Day Five: Tuesday, Sept. 14
Before I jump into today, remarkable even by those who live in the bush, I must tell of last night.
The strict rule at the camp is no one must ever go out alone at night. Last night, it was proven why. A guide, with a heavy flashlight and stick, was walking me to my tent, about three city blocks from where everyone congregates. There’s a bar, a hut to charge electronics and a restaurant.
The unmistakable scent of elephant poop hit me.
“Yes, we have elephants tonight,” the guide says with about the same level of enthusiasm that a waiter tells of daily specials. Some people would linger. I am not among them. I wasted no time in getting to my room. OK, I ran. Soon we could feel the ground vibrate and this morning, signs of the elephant.
The day officially started at 5:50 a.m. with a wake-up. What happens if you sleep in, where are the animals heading? But we were in jeeps and out by 6:30. We pass zebra and impala as the sun rises over Masai Mara.
Wildebeests are becoming commonplace; topi, waterbucks and gazelle roam. It’s cold enough that a long-sleeved shirt and sweatshirt are welcome. The sun rises fast and hot, and soon the stench of rotting animals hits.
Everyone hopes to see the crossing, when thousands of animals, in the midst of their migration, jump into the Mara River to get to the other side, maybe 50 yards, but it’s down a short, steep embankment.
This crossing is vital to the migration from Tanzania’s Serengeti to Kenya’s Masai Mara. Lions lay low in the grass and the guide estimates some 6,000 wildebeest are gathering. A marabou stork, the size of a fourth grader, stands watch.
The wildebeest sound like a cross between goats bleating and cows mooing.
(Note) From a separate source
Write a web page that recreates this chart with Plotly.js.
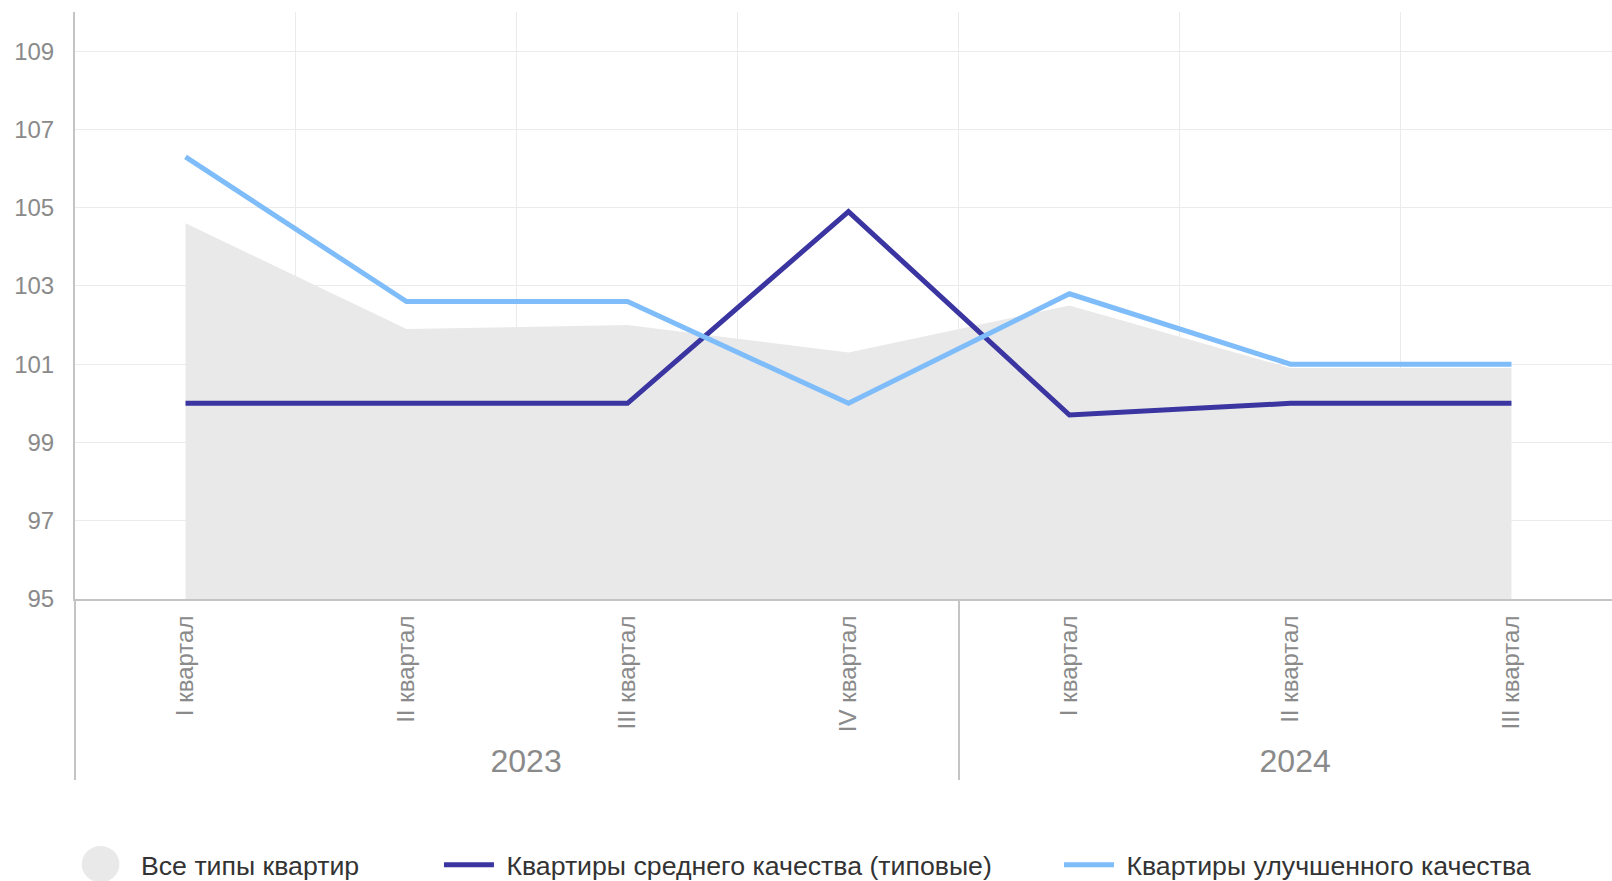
<!DOCTYPE html>
<html>
<head>
<meta charset="utf-8">
<script src="https://cdn.plot.ly/plotly-3.0.1.min.js"></script>
<style>
  html, body { margin: 0; padding: 0; background: #fff; }
  #chart { width: 1612px; height: 881px; }
</style>
</head>
<body>
<div id="chart"></div>
<script>
// Index, same quarter of previous year = 100
var years = ['2023', '2023', '2023', '2023', '2024', '2024', '2024'];
var quarters = ['I квартал', 'II квартал', 'III квартал', 'IV квартал', 'I квартал', 'II квартал', 'III квартал'];
var allTypes = [104.6, 101.9, 102.0, 101.3, 102.5, 100.9, 100.9];
var typical = [100.0, 100.0, 100.0, 104.9, 99.7, 100.0, 100.0];
var improved = [106.3, 102.6, 102.6, 100.0, 102.8, 101.0, 101.0];

var grey_area = '#e9e9e9'
var navy = '#3a35a0'
var light_blue = '#7fbcfa'
var font_family = 'Arial, "Liberation Sans", sans-serif'

// year labels are bigger than the quarter labels and sit a bit to the right
var year_pad = {'2023': 3, '2024': 2};
var year_labels = years.map(function (y) {
  return '<span style="font-size:32px">' + '\u00a0'.repeat(year_pad[y]) + y + '</span>'
});
var xcats = [year_labels, quarters];

var area = {
  x: xcats,
  y: allTypes,
  type: 'scatter',
  mode: 'none',
  fill: 'tozeroy',
  fillcolor: grey_area,
  showlegend: false,
  hoverinfo: 'skip'
};
// legend entry for the area, the round swatch is a shape below
var area_legend = {
  x: [null],
  y: [null],
  type: 'scatter',
  mode: 'markers',
  marker: {color: 'rgba(0,0,0,0)', size: 1},
  name: 'Все типы квартир',
  legend: 'legend'
};
var typical_line = {
  x: xcats,
  y: typical,
  type: 'scatter',
  mode: 'lines',
  line: {color: navy, width: 5},
  name: '\u00a0Квартиры среднего качества (типовые)',
  legend: 'legend2'
};
var improved_line = {
  x: xcats,
  y: improved,
  type: 'scatter',
  mode: 'lines',
  line: {color: light_blue, width: 5},
  name: '\u00a0Квартиры улучшенного качества',
  legend: 'legend3'
};

var data = [area, area_legend, typical_line, improved_line];

var legend_base = {
  orientation: 'h',
  xanchor: 'left',
  yanchor: 'middle',
  y: -0.453,
  itemwidth: 50,
  bgcolor: 'rgba(0,0,0,0)',
  font: {family: font_family, size: 26.7, color: '#333333'}
};

var layout = {
  width: 1612,
  height: 881,
  margin: {l: 75, r: 0, t: 12, b: 282, autoexpand: false},
  paper_bgcolor: '#ffffff',
  plot_bgcolor: '#ffffff',
  font: {family: font_family},
  showlegend: true,
  xaxis: {
    type: 'multicategory',
    automargin: false,
    range: [-0.5, 6.455],
    tickson: 'boundaries',
    showgrid: true,
    gridcolor: '#ebebeb',
    gridwidth: 1,
    showline: true,
    linecolor: '#c4c4c4',
    linewidth: 2,
    ticks: '',
    tickangle: -90,
    ticklabelstandoff: 5,
    tickfont: {family: font_family, size: 24, color: '#8a8a8a'},
    showdividers: true,
    dividercolor: '#c4c4c4',
    dividerwidth: 2,
    zeroline: false
  },
  yaxis: {
    automargin: false,
    range: [95, 110],
    tick0: 95,
    dtick: 2,
    showgrid: true,
    gridcolor: '#ebebeb',
    gridwidth: 1,
    showline: true,
    linecolor: '#c4c4c4',
    linewidth: 2,
    zeroline: false,
    ticks: '',
    ticklabelstandoff: 14,
    tickfont: {family: font_family, size: 24, color: '#8a8a8a'}
  },
  legend: Object.assign({}, legend_base, {x: 0.0169, itemwidth: 30}),
  legend2: Object.assign({}, legend_base, {x: 0.2368}),
  legend3: Object.assign({}, legend_base, {x: 0.6402}),
  shapes: [{
    type: 'circle',
    xref: 'paper',
    yref: 'paper',
    x0: 0.0044,
    x1: 0.0289,
    y0: -0.4828,
    y1: -0.4208,
    fillcolor: grey_area,
    line: {width: 0}
  }]
};

Plotly.newPlot('chart', data, layout, {displayModeBar: false, staticPlot: true});
</script>
</body>
</html>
We’re in the middle of the herd, as they run around us. Rush hour will never look the same. Nothing will.
Our driver spots elephants. Yes, one would think they are easily found, but this is a very big place. Soon, we are maybe 10 feet from a small herd, three adults, one not quite grown and two calves. We are close enough that I hear the grass being ripped from the ground.
We are in the middle of nowhere, so when the jeep breaks down, you don’t call for roadside service. Our driver and guide, Moses, smiles.
“In the bush, push,” he says.
So we push the jeep out of a rut and he tinkers with it, and return to driving really fast and furious. This would be a high-ticket ride at any amusement park.
By 11-ish, we’re back at camp, for breakfast. I was going to visit a Masai village, as I want to learn more about their culture. I thought I had seen what there is to see in the bush. Thankfully, wiser people prevailed.
The buzz around camp was that the animals would cross this afternoon. Conservationist and filmmaker Dereck Joubert, who has lived in the bush for 28 years, and shot part of the National Geographic series, had not seen this particular crossing. We return to the bush. Thousands of animals are gathered. They seemed so ready to cross.
What was stopping them?
The smells of a fresh kill? A lion is a powerful deterrent.
Zebras were in one gathering, wildebeests in another, thousands and thousands of animals poised by the river, waiting. What are they waiting for? What will it take for one to jump in?
The current is rapid, and the water is brown and foamy. Crocs snap open massive jaws and the crocodiles that do show themselves are shockingly huge. Really, why would any animal in its right mind jump in? They must. It is part of their migration.
Hours pass, we inch along, other jeeps join. Soon it is a herd of humans in jeeps, jockeying for space. It’s extremely hot. Clearly, the animals are going to cross, it’s just a matter of when. The humans focus their cameras, and at 2:15 p.m. local time, three wildebeests finally jump in. Zebras had inched in then thought the better of it. Within 10 minutes, each animal jumps in; zebras bop as they swim, wildebeests just get the job done fast. They scamper up the far side go on, on their migration.
One zebra drowned (though I didn’t see it) and one small zebra had so much trouble crossing. When it finally made it across, people who had been hushed, in their small jeeps, cheered.